**Data excerpt**
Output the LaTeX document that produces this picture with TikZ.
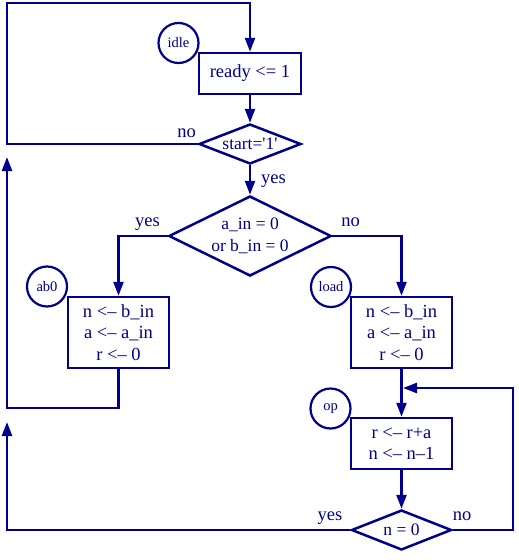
\documentclass[tikz,border=0pt]{standalone}
\usepackage{fontspec}
\setmainfont{Liberation Serif}
\usetikzlibrary{arrows.meta, shapes.geometric, positioning}
\definecolor{flowink}{RGB}{0, 0, 140}

\begin{document}
\begin{tikzpicture}[x=1pt, y=-1pt,
    every node/.style={text=flowink, font=\fontsize{18.5}{21.5}\selectfont},
    stmt/.style={draw=flowink, line width=2.5pt, rectangle, minimum width=101pt,
      inner sep=0pt, align=center},
    test/.style={draw=flowink, line width=2.5pt, diamond, aspect=2.4, inner sep=0pt,
      align=center, font=\fontsize{17.5}{21.5}\selectfont},
    tag/.style={draw=flowink, line width=2.2pt, circle, minimum size=40pt, inner sep=0pt,
      font=\fontsize{14.5}{16}\selectfont},
    lbl/.style={anchor=base, inner sep=0pt, font=\fontsize{18.5}{20}\selectfont},
    flow/.style={draw=flowink, line width=2.5pt, -{Triangle[length=14pt, width=10pt]}},
  ]
  \useasboundingbox (0,0) rectangle (519,560);

  \node[stmt, minimum width=102pt, minimum height=41pt] (ready) at (250,73.5) {ready <= 1};
  \node[test, minimum width=102pt, minimum height=40pt] (startq) at (250,144)
    {start=\textquotesingle1\textquotesingle};
  \node[test, minimum width=161pt, minimum height=80pt] (zeroq) at (250,236)
    {a\_in = 0\\or b\_in = 0};
  \node[stmt, minimum height=71pt] (ab0box) at (118.5,332.5)
    {n <– b\_in\\a <– a\_in\\r <– 0};
  \node[stmt, minimum height=71pt] (loadbox) at (401.5,332.5)
    {n <– b\_in\\a <– a\_in\\r <– 0};
  \node[stmt, minimum height=51pt] (opbox) at (401.5,443.5) {r <– r+a\\n <– n–1};
  \node[test, minimum width=100pt, minimum height=40pt] (doneq) at (401.5,530) {n = 0};

  \node[tag] (idle) at (178.5,43) {idle};
  \node[tag] (ab0) at (47,286.5) {ab0};
  \node[tag] (load) at (331,287) {load};
  \node[tag] (op) at (330.5,408.5) {op};

  \node[lbl] (startno) at (186.5,137) {no};
  \node[lbl] (startyes) at (273.5,183) {yes};
  \node[lbl] (zeroyes) at (147.5,226) {yes};
  \node[lbl] (zerono) at (350.5,226) {no};
  \node[lbl] (doneyes) at (330,520) {yes};
  \node[lbl] (doneno) at (462,520) {no};

  \coordinate (topleft) at (7,3);
  \coordinate (ab0turn) at (7,408);
  \coordinate (ab0tip) at (7,157);
  \coordinate (donetip) at (7,422);
  \coordinate (loopturn) at (513,388);
  \coordinate (looptip) at (403,388);

  \draw[flow] (startq.west) -| (topleft) -| (ready.north);
  \draw[flow] (ready) -- (startq);
  \draw[flow] (startq) -- (zeroq);
  \draw[flow] (zeroq.west) -| (ab0box.north);
  \draw[flow] (zeroq.east) -| (loadbox.north);
  \draw[flow] (ab0box.south) |- (ab0turn) -- (ab0tip);
  \draw[flow] (loadbox) -- (opbox);
  \draw[flow] (opbox) -- (doneq);
  \draw[flow] (doneq.west) -| (donetip);
  \draw[flow] (doneq.east) -| (loopturn) -- (looptip);
\end{tikzpicture}
\end{document}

**What you will do**
Transcribe each line above verbatim, with the pictures left out.

**Exercise result**
Output the LaTeX document that produces this picture with TikZ.
\documentclass[tikz,border=0pt]{standalone}
\usepackage{fontspec}
\setmainfont{Liberation Serif}
\usetikzlibrary{arrows.meta, shapes.geometric, positioning}
\definecolor{flowink}{RGB}{0, 0, 140}

\begin{document}
\begin{tikzpicture}[x=1pt, y=-1pt,
    every node/.style={text=flowink, font=\fontsize{18.5}{21.5}\selectfont},
    stmt/.style={draw=flowink, line width=2.5pt, rectangle, minimum width=101pt,
      inner sep=0pt, align=center},
    test/.style={draw=flowink, line width=2.5pt, diamond, aspect=2.4, inner sep=0pt,
      align=center, font=\fontsize{17.5}{21.5}\selectfont},
    tag/.style={draw=flowink, line width=2.2pt, circle, minimum size=40pt, inner sep=0pt,
      font=\fontsize{14.5}{16}\selectfont},
    lbl/.style={anchor=base, inner sep=0pt, font=\fontsize{18.5}{20}\selectfont},
    flow/.style={draw=flowink, line width=2.5pt, -{Triangle[length=14pt, width=10pt]}},
  ]
  \useasboundingbox (0,0) rectangle (519,560);

  \node[stmt, minimum width=102pt, minimum height=41pt] (ready) at (250,73.5) {ready <= 1};
  \node[test, minimum width=102pt, minimum height=40pt] (startq) at (250,144)
    {start=\textquotesingle1\textquotesingle};
  \node[test, minimum width=161pt, minimum height=80pt] (zeroq) at (250,236)
    {a\_in = 0\\or b\_in = 0};
  \node[stmt, minimum height=71pt] (ab0box) at (118.5,332.5)
    {n <– b\_in\\a <– a\_in\\r <– 0};
  \node[stmt, minimum height=71pt] (loadbox) at (401.5,332.5)
    {n <– b\_in\\a <– a\_in\\r <– 0};
  \node[stmt, minimum height=51pt] (opbox) at (401.5,443.5) {r <– r+a\\n <– n–1};
  \node[test, minimum width=100pt, minimum height=40pt] (doneq) at (401.5,530) {n = 0};

  \node[tag] (idle) at (178.5,43) {idle};
  \node[tag] (ab0) at (47,286.5) {ab0};
  \node[tag] (load) at (331,287) {load};
  \node[tag] (op) at (330.5,408.5) {op};

  \node[lbl] (startno) at (186.5,137) {no};
  \node[lbl] (startyes) at (273.5,183) {yes};
  \node[lbl] (zeroyes) at (147.5,226) {yes};
  \node[lbl] (zerono) at (350.5,226) {no};
  \node[lbl] (doneyes) at (330,520) {yes};
  \node[lbl] (doneno) at (462,520) {no};

  \coordinate (topleft) at (7,3);
  \coordinate (ab0turn) at (7,408);
  \coordinate (ab0tip) at (7,157);
  \coordinate (donetip) at (7,422);
  \coordinate (loopturn) at (513,388);
  \coordinate (looptip) at (403,388);

  \draw[flow] (startq.west) -| (topleft) -| (ready.north);
  \draw[flow] (ready) -- (startq);
  \draw[flow] (startq) -- (zeroq);
  \draw[flow] (zeroq.west) -| (ab0box.north);
  \draw[flow] (zeroq.east) -| (loadbox.north);
  \draw[flow] (ab0box.south) |- (ab0turn) -- (ab0tip);
  \draw[flow] (loadbox) -- (opbox);
  \draw[flow] (opbox) -- (doneq);
  \draw[flow] (doneq.west) -| (donetip);
  \draw[flow] (doneq.east) -| (loopturn) -- (looptip);
\end{tikzpicture}
\end{document}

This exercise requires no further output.